The fog has been so thick you can only hear them haying the fields. Even car lights can’t penetrate it. Our walk down the road this week, has been spent discovering dew covered spider webs surrounded in clouds, the heat already making its presence known. Of course that never stopped fleece rabbit suits from being the attire of choice, but who am I to judge?
44 monarch caterpillars found during our morning walk
10 free hours of daycare. Utilizing the resource for the three-est in th crew and let me tell you, the water is fine.
180 milkings later we are giving back Sorrel, our borrowed Jersey. It has been a summer filled with butter, and surely that alone makes it worthwhile.
16 steps in a row is the record for this little one. Oh time…. why you punish me? (Yeah thats right I quoted hootie and the blowfish)
8 trips around the sun for this sweet cider making dude. I just lowered his ears yesterday and you wouldn’t recognize him, he looks so big.
1 gallon of tart, early cider down the hatch, with surely more to come!
7 hours of grown up time at Free Verse Farm making this amazing Adirondack pack basket. Not shown are the lovely mossy green straps and the soon to be stained version. It really is a useful and fun way to cart around all these wild apples!

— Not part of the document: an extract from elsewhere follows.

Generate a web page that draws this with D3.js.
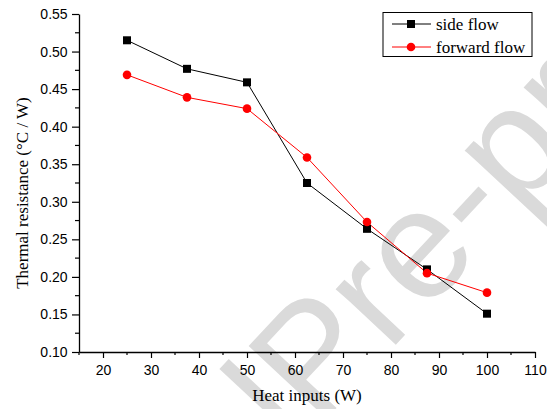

2 full weeks of a schedule filled with crafting and chalkboards and math games and romping in the woods. Not back to school is pretty sweet so far.
12 months of slow, methodical, brick laying. My anticipation for the finishing of the outdoor bread oven cannot be contained. But contained it must be! This is nothing to be rushed, and let’s be honest, squeezing in time for mixing cement isn’t an exactly an easy task for a father of four children. But, this guy is doing it- little by little!
August is the years golden child. From Sorrels butter to the Solidago spotted sides of the highway, we are in it. It is muggy with a hint of autumn. It is savor every warm breeze and take note of every cool one. It is eyes on the sky wondering when you will hear the familiar southward honking… knowing the time will come soon enough. It is float the river every chance you get. It is prepare the woolens for the time is near. I love August. Even my never ever weeded garden is grand and bountiful.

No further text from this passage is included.